**PROBLEM DETAILS**: Your copy of the material below should match it exactly, except that it holds no pictures.

**RECORDED INFORMATION**:
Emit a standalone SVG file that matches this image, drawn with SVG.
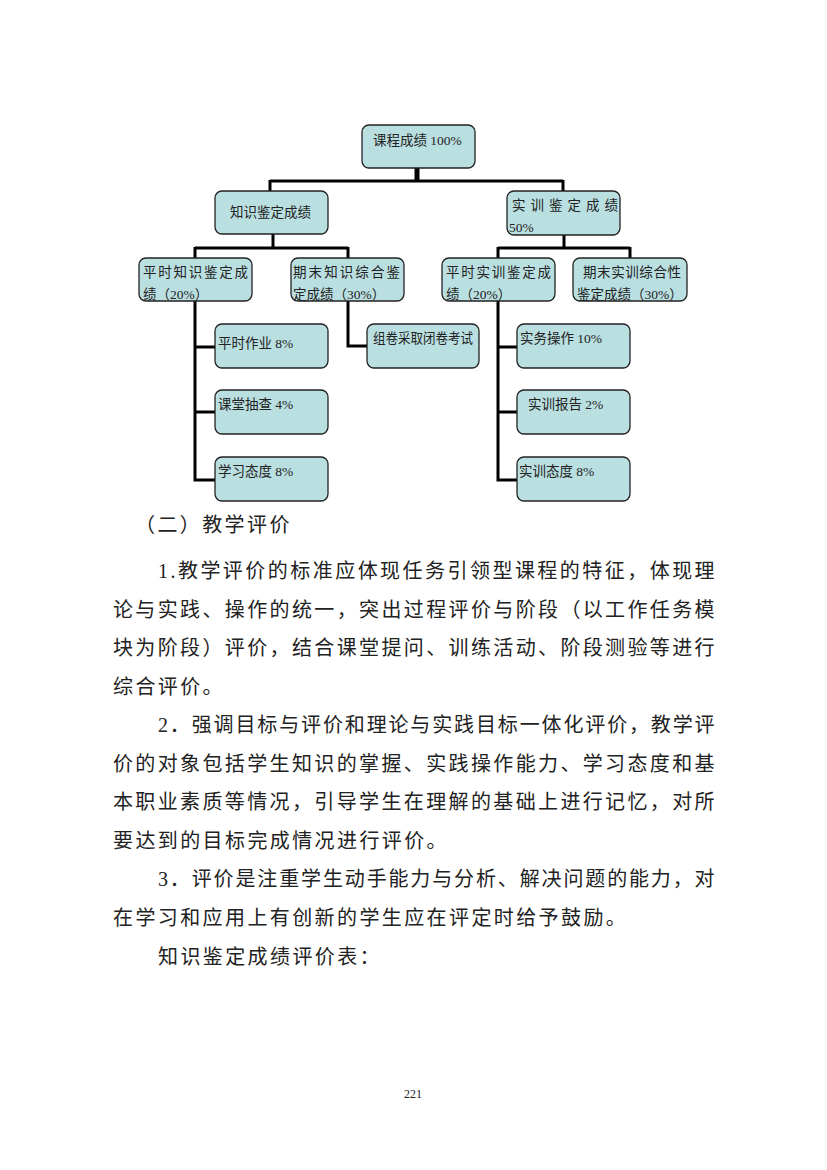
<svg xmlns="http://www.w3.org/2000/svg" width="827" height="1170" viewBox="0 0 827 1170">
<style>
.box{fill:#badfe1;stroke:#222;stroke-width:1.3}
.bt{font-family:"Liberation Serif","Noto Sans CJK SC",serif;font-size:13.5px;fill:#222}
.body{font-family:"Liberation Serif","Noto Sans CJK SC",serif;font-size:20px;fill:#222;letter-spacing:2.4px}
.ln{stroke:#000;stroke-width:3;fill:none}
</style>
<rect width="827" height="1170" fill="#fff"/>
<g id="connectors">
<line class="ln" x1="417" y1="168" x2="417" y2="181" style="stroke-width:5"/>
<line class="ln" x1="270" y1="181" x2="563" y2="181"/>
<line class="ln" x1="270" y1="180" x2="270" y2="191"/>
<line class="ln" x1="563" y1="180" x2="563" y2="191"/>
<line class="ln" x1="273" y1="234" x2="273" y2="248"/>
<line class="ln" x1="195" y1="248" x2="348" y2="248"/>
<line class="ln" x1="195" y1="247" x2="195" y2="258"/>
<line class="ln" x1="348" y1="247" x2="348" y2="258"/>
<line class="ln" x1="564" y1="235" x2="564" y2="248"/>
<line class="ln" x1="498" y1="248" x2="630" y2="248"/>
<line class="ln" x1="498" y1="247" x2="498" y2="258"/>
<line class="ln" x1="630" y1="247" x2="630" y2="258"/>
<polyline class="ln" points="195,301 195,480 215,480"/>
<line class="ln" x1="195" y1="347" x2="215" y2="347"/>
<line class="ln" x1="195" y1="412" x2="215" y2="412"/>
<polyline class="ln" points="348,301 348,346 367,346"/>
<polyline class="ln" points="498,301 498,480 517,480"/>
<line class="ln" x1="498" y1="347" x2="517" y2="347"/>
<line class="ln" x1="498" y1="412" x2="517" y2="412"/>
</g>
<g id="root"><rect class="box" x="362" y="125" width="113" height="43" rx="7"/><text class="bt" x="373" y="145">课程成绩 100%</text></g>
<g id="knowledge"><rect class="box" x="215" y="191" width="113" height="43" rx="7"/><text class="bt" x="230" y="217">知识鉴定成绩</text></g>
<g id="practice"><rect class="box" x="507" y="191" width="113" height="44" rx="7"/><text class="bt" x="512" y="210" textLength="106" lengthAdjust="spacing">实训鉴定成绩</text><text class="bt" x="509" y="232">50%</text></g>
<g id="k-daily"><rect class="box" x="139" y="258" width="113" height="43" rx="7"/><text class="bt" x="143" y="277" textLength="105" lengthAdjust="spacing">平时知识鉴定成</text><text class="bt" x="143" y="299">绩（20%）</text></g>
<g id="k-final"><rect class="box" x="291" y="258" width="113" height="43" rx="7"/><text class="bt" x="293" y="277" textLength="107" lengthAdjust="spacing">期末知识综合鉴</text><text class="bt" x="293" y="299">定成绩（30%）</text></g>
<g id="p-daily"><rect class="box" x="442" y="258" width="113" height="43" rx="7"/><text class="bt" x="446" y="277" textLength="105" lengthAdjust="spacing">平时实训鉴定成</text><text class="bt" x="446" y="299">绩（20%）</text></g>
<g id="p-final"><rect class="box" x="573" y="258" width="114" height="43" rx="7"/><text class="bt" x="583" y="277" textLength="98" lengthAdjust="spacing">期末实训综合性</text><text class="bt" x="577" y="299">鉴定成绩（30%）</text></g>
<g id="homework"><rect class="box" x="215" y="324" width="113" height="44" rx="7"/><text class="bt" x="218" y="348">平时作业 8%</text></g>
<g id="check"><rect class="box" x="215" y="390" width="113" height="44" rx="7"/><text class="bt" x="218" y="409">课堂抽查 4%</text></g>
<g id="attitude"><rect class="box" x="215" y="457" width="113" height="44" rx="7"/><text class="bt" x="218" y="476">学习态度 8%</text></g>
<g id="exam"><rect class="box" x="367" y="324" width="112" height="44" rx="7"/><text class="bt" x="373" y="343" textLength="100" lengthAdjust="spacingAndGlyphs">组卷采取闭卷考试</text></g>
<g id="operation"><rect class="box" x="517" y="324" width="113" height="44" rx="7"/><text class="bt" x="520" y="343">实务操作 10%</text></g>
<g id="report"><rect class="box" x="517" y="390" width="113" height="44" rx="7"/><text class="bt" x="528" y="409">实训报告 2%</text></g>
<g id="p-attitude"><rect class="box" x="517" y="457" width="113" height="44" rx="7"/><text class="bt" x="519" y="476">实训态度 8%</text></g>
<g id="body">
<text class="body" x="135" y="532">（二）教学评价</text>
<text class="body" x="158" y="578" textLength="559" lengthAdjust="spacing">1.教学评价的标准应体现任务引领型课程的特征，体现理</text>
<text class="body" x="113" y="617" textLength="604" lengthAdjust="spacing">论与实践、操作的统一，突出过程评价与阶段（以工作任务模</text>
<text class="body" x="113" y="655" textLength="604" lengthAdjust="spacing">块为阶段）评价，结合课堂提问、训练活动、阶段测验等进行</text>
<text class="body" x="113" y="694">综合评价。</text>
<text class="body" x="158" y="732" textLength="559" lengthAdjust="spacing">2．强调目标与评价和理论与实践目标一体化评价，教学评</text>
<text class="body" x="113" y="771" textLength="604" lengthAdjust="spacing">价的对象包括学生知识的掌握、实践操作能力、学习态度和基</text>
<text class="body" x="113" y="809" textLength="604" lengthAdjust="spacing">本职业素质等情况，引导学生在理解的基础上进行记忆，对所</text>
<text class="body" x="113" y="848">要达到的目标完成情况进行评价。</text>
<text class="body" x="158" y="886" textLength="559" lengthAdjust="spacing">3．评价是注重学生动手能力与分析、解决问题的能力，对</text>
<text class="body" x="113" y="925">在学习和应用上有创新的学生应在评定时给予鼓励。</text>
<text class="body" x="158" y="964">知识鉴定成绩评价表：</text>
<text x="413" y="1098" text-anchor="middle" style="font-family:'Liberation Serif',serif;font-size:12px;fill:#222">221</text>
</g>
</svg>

**PROBLEM SOLUTION**:
Emit a standalone SVG file that matches this image, drawn with SVG.
<svg xmlns="http://www.w3.org/2000/svg" width="827" height="1170" viewBox="0 0 827 1170">
<style>
.box{fill:#badfe1;stroke:#222;stroke-width:1.3}
.bt{font-family:"Liberation Serif","Noto Sans CJK SC",serif;font-size:13.5px;fill:#222}
.body{font-family:"Liberation Serif","Noto Sans CJK SC",serif;font-size:20px;fill:#222;letter-spacing:2.4px}
.ln{stroke:#000;stroke-width:3;fill:none}
</style>
<rect width="827" height="1170" fill="#fff"/>
<g id="connectors">
<line class="ln" x1="417" y1="168" x2="417" y2="181" style="stroke-width:5"/>
<line class="ln" x1="270" y1="181" x2="563" y2="181"/>
<line class="ln" x1="270" y1="180" x2="270" y2="191"/>
<line class="ln" x1="563" y1="180" x2="563" y2="191"/>
<line class="ln" x1="273" y1="234" x2="273" y2="248"/>
<line class="ln" x1="195" y1="248" x2="348" y2="248"/>
<line class="ln" x1="195" y1="247" x2="195" y2="258"/>
<line class="ln" x1="348" y1="247" x2="348" y2="258"/>
<line class="ln" x1="564" y1="235" x2="564" y2="248"/>
<line class="ln" x1="498" y1="248" x2="630" y2="248"/>
<line class="ln" x1="498" y1="247" x2="498" y2="258"/>
<line class="ln" x1="630" y1="247" x2="630" y2="258"/>
<polyline class="ln" points="195,301 195,480 215,480"/>
<line class="ln" x1="195" y1="347" x2="215" y2="347"/>
<line class="ln" x1="195" y1="412" x2="215" y2="412"/>
<polyline class="ln" points="348,301 348,346 367,346"/>
<polyline class="ln" points="498,301 498,480 517,480"/>
<line class="ln" x1="498" y1="347" x2="517" y2="347"/>
<line class="ln" x1="498" y1="412" x2="517" y2="412"/>
</g>
<g id="root"><rect class="box" x="362" y="125" width="113" height="43" rx="7"/><text class="bt" x="373" y="145">课程成绩 100%</text></g>
<g id="knowledge"><rect class="box" x="215" y="191" width="113" height="43" rx="7"/><text class="bt" x="230" y="217">知识鉴定成绩</text></g>
<g id="practice"><rect class="box" x="507" y="191" width="113" height="44" rx="7"/><text class="bt" x="512" y="210" textLength="106" lengthAdjust="spacing">实训鉴定成绩</text><text class="bt" x="509" y="232">50%</text></g>
<g id="k-daily"><rect class="box" x="139" y="258" width="113" height="43" rx="7"/><text class="bt" x="143" y="277" textLength="105" lengthAdjust="spacing">平时知识鉴定成</text><text class="bt" x="143" y="299">绩（20%）</text></g>
<g id="k-final"><rect class="box" x="291" y="258" width="113" height="43" rx="7"/><text class="bt" x="293" y="277" textLength="107" lengthAdjust="spacing">期末知识综合鉴</text><text class="bt" x="293" y="299">定成绩（30%）</text></g>
<g id="p-daily"><rect class="box" x="442" y="258" width="113" height="43" rx="7"/><text class="bt" x="446" y="277" textLength="105" lengthAdjust="spacing">平时实训鉴定成</text><text class="bt" x="446" y="299">绩（20%）</text></g>
<g id="p-final"><rect class="box" x="573" y="258" width="114" height="43" rx="7"/><text class="bt" x="583" y="277" textLength="98" lengthAdjust="spacing">期末实训综合性</text><text class="bt" x="577" y="299">鉴定成绩（30%）</text></g>
<g id="homework"><rect class="box" x="215" y="324" width="113" height="44" rx="7"/><text class="bt" x="218" y="348">平时作业 8%</text></g>
<g id="check"><rect class="box" x="215" y="390" width="113" height="44" rx="7"/><text class="bt" x="218" y="409">课堂抽查 4%</text></g>
<g id="attitude"><rect class="box" x="215" y="457" width="113" height="44" rx="7"/><text class="bt" x="218" y="476">学习态度 8%</text></g>
<g id="exam"><rect class="box" x="367" y="324" width="112" height="44" rx="7"/><text class="bt" x="373" y="343" textLength="100" lengthAdjust="spacingAndGlyphs">组卷采取闭卷考试</text></g>
<g id="operation"><rect class="box" x="517" y="324" width="113" height="44" rx="7"/><text class="bt" x="520" y="343">实务操作 10%</text></g>
<g id="report"><rect class="box" x="517" y="390" width="113" height="44" rx="7"/><text class="bt" x="528" y="409">实训报告 2%</text></g>
<g id="p-attitude"><rect class="box" x="517" y="457" width="113" height="44" rx="7"/><text class="bt" x="519" y="476">实训态度 8%</text></g>
<g id="body">
<text class="body" x="135" y="532">（二）教学评价</text>
<text class="body" x="158" y="578" textLength="559" lengthAdjust="spacing">1.教学评价的标准应体现任务引领型课程的特征，体现理</text>
<text class="body" x="113" y="617" textLength="604" lengthAdjust="spacing">论与实践、操作的统一，突出过程评价与阶段（以工作任务模</text>
<text class="body" x="113" y="655" textLength="604" lengthAdjust="spacing">块为阶段）评价，结合课堂提问、训练活动、阶段测验等进行</text>
<text class="body" x="113" y="694">综合评价。</text>
<text class="body" x="158" y="732" textLength="559" lengthAdjust="spacing">2．强调目标与评价和理论与实践目标一体化评价，教学评</text>
<text class="body" x="113" y="771" textLength="604" lengthAdjust="spacing">价的对象包括学生知识的掌握、实践操作能力、学习态度和基</text>
<text class="body" x="113" y="809" textLength="604" lengthAdjust="spacing">本职业素质等情况，引导学生在理解的基础上进行记忆，对所</text>
<text class="body" x="113" y="848">要达到的目标完成情况进行评价。</text>
<text class="body" x="158" y="886" textLength="559" lengthAdjust="spacing">3．评价是注重学生动手能力与分析、解决问题的能力，对</text>
<text class="body" x="113" y="925">在学习和应用上有创新的学生应在评定时给予鼓励。</text>
<text class="body" x="158" y="964">知识鉴定成绩评价表：</text>
<text x="413" y="1098" text-anchor="middle" style="font-family:'Liberation Serif',serif;font-size:12px;fill:#222">221</text>
</g>
</svg>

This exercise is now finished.